Firmness of allocated cross-zonal capacity - Page 3

 


 


 

Network Code on Forward Capacity Allocation (FCA), Articles 53-56, 61, Recitals 11, 12

 

CHAPTER 6
Firmness of allocated cross-zonal capacity

 

Article 53
General firmness provisions


1.   All TSOs shall be entitled to curtail long-term transmission rights to ensure operation remains within operational security limits prior to the day-ahead firmness deadline. Where TSOs curtail long-term transmission rights, they shall report this to the respective regulatory authorities and also publish the factual reasons that lead to the curtailment.


2.   The concerned TSOs on the bidding zone border where long-term transmission rights have been curtailed shall compensate the holders of curtailed long-term transmission rights with the market spread.

 

Article 54
Definition of caps


1.   The concerned TSOs on a bidding zone border may propose a cap on the total compensation to be paid to all holders of curtailed long-term transmission rights in the relevant calendar year or the relevant calendar month in case of Direct Current interconnectors.
2.   The cap shall not be lower than the total amount of congestion income collected by the concerned TSOs on the bidding zone border in the relevant calendar year. In case of Direct Current interconnectors, TSOs may propose a cap not lower than the total congestion income collected by the concerned TSOs on the bidding zone border in the relevant calendar month.
3.   In case of several interconnectors operated by different TSOs on the same bidding zone border and subject to different regulatory regimes overseen by regulatory authorities, the total congestion income used for calculation of capped compensation pursuant to paragraph 2 may be dissociated between each interconnector. Such a division shall be proposed by the concerned TSOs and approved by the competent regulatory authorities.

 

Article 55
Compensation rules


Where TSOs propose to apply a cap referred to in Article 54, they shall jointly propose a set of compensation rules with regard to the applied cap.

 

Article 56
Firmness in the event of force majeure


1.   In the event of force majeure, TSOs may curtail long-term transmission rights. Such curtailment shall be undertaken in a coordinated manner following liaison with all TSOs directly affected.

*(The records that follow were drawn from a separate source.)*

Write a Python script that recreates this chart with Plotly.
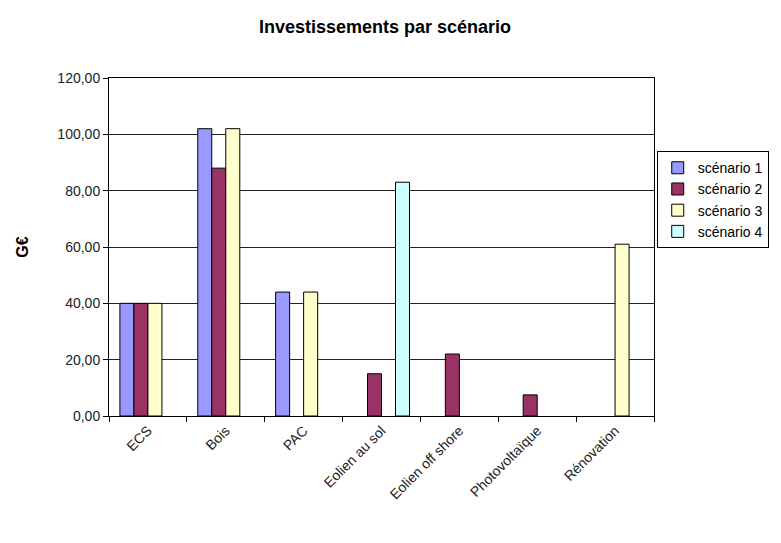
import plotly.graph_objects as go

categories = ["ECS", "Bois", "PAC", "Eolien au sol", "Eolien off shore", "Photovoltaïque", "Rénovation"]
scenario_names = ["scénario 1", "scénario 2", "scénario 3", "scénario 4"]
s1 = [40.0, 102.0, 44.0, None, None, None, None]
s2 = [40.0, 88.0, None, 15.0, 22.0, 7.5, None]
s3 = [40.0, 102.0, 44.0, None, None, None, 61.0]
s4 = [None, None, None, 83.0, None, None, None]
y_ticks = [0, 20, 40, 60, 80, 100, 120]

colors = ["#9999FF", "#993366", "#FFFFCC", "#CCFFFF"]
series = [s1, s2, s3, s4]

fig = go.Figure()
for name, vals, col in zip(scenario_names, series, colors):
    fig.add_trace(go.Bar(
        x=categories, y=vals, name=name,
        marker=dict(color=col, line=dict(color="#000000", width=1)),
    ))

fig.update_layout(
    width=781, height=543,
    barmode="group", bargap=0.28, bargroupgap=0,
    separators=", ",
    paper_bgcolor="white", plot_bgcolor="white",
    font=dict(family="Liberation Sans, Arial, sans-serif", color="black", size=14),
    title=dict(text="<b>Investissements par scénario</b>", x=0.493, xanchor="center",
               y=0.95, yanchor="middle", font=dict(size=18)),
    margin=dict(l=109, r=127, t=78, b=127),
    legend=dict(x=1.005, xanchor="left", y=0.64, yanchor="middle",
                bordercolor="black", borderwidth=1, font=dict(size=14),
                itemwidth=30, tracegroupgap=0),
    xaxis=dict(tickangle=-45, tickson="boundaries", ticks="outside", ticklen=5,
               tickcolor="black", showline=True, linecolor="black", linewidth=1,
               mirror=True, tickfont=dict(size=14, color="#222")),
    yaxis=dict(range=[0, 120], tickvals=y_ticks, tickformat=".2f",
               ticks="outside", ticklen=5, tickcolor="black",
               showgrid=True, gridcolor="#222", gridwidth=1,
               showline=True, linecolor="black", linewidth=1, mirror=True,
               title=dict(text="<b>G€</b>", font=dict(size=16), standoff=24),
               tickfont=dict(size=14, color="#222")),
)

fig.write_html("out.html")
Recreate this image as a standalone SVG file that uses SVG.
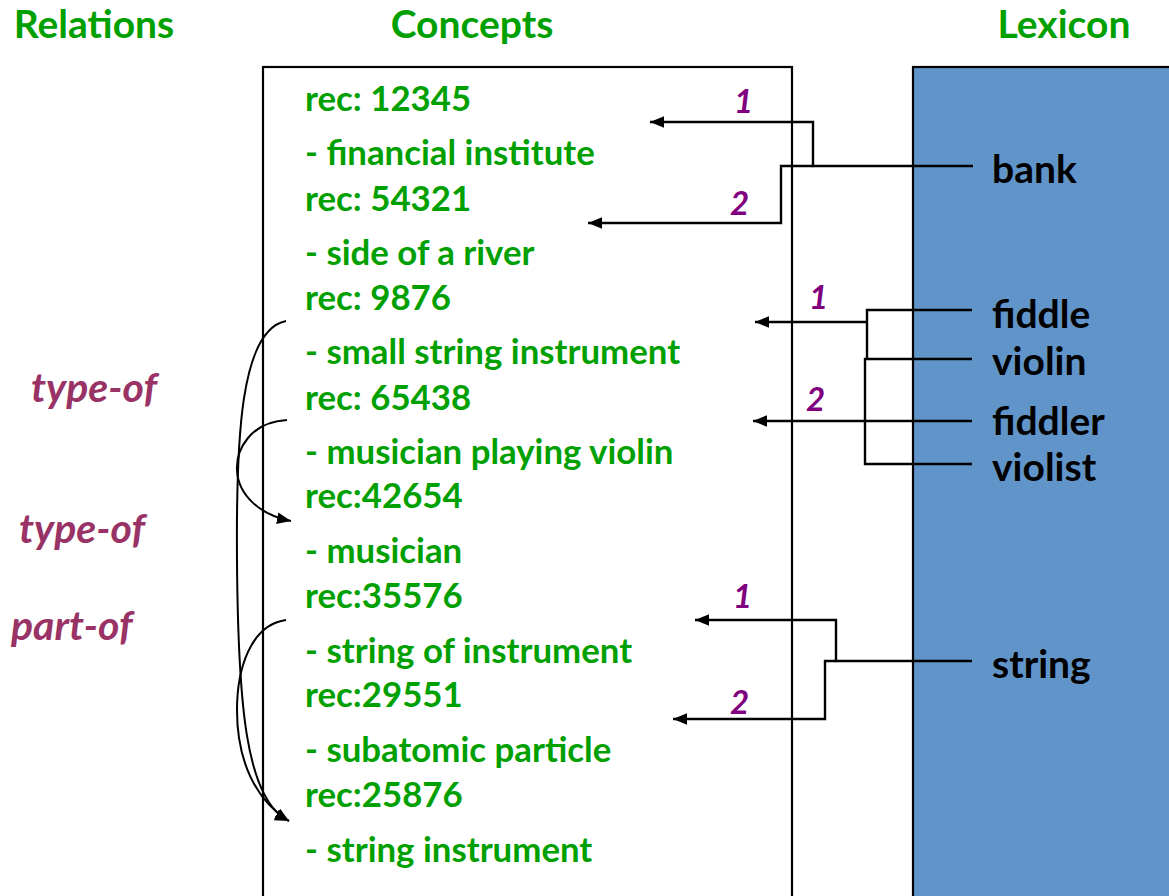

2.   The TSO which invokes the force majeure shall publish a notification describing the nature of the force majeure and its probable duration.

 

3.   In the event of curtailment due to force majeure the concerned holders of long-term transmission rights shall receive compensation for the period of that force majeure by the TSO which invoked the force majeure. In this case, the compensation shall be equal to the amount initially paid for the concerned long-term transmission right during the forward allocation process.

 

4.   The TSO which invokes a force majeure shall make every possible effort to limit the consequences and duration of the force majeure.

 

5.   Where a Member State has so provided, upon request by the TSO concerned, the national regulatory authority shall assess whether an event qualifies as force majeure.

 

Article 61

Cost of ensuring firmness and remuneration of long-term transmission rights

 

1. The cost of ensuring firmness shall include costs incurred from compensation mechanisms associated with ensuring firmness of cross-zonal capacities as well as the cost of re-dispatching, countertrading and imbalance associated with compensating market participants and be borne by TSOs, to the extent possible in accordance with Article 16(6)(a) of Regulation (EC) No 714/2009.


2. When fixing or approving transmission tariffs or other appropriate mechanism in accordance with Article 37(1)(a) of Directive 2009/72/EC, and having regard to Article 14(1) of Regulation (EC) No 714/2009, regulatory authorities shall consider compensation payments as eligible costs provided that they are reasonable, efficient and proportionate.


3. Within six months after the approval of the methodology for sharing congestion income referred to in Article 57, all TSOs shall jointly develop a methodology for sharing costs incurred to ensure firmness and remuneration of long-term transmission rights. This methodology shall be consistent with the methodology for sharing congestion income from forward capacity allocation as referred to in Article 57.

 

Recital 11

 

Commission Regulation (EU) 2015/1222 establishes a day-ahead firmness deadline and a related compensation regime for long-term transmission rights curtailed after such deadline. Similarly, long-term transmission rights curtailed before the day-ahead firmness deadline should be reimbursed or compensated by TSOs to the long-term transmission rights holders.

 

Recital 12

 

Caps on the compensation to be paid to holders whose long-term transmission rights have been curtailed before the day-ahead firmness deadline may be introduced, taking into the account the liquidity of the relevant markets and the possibility for market participants to adjust their positions.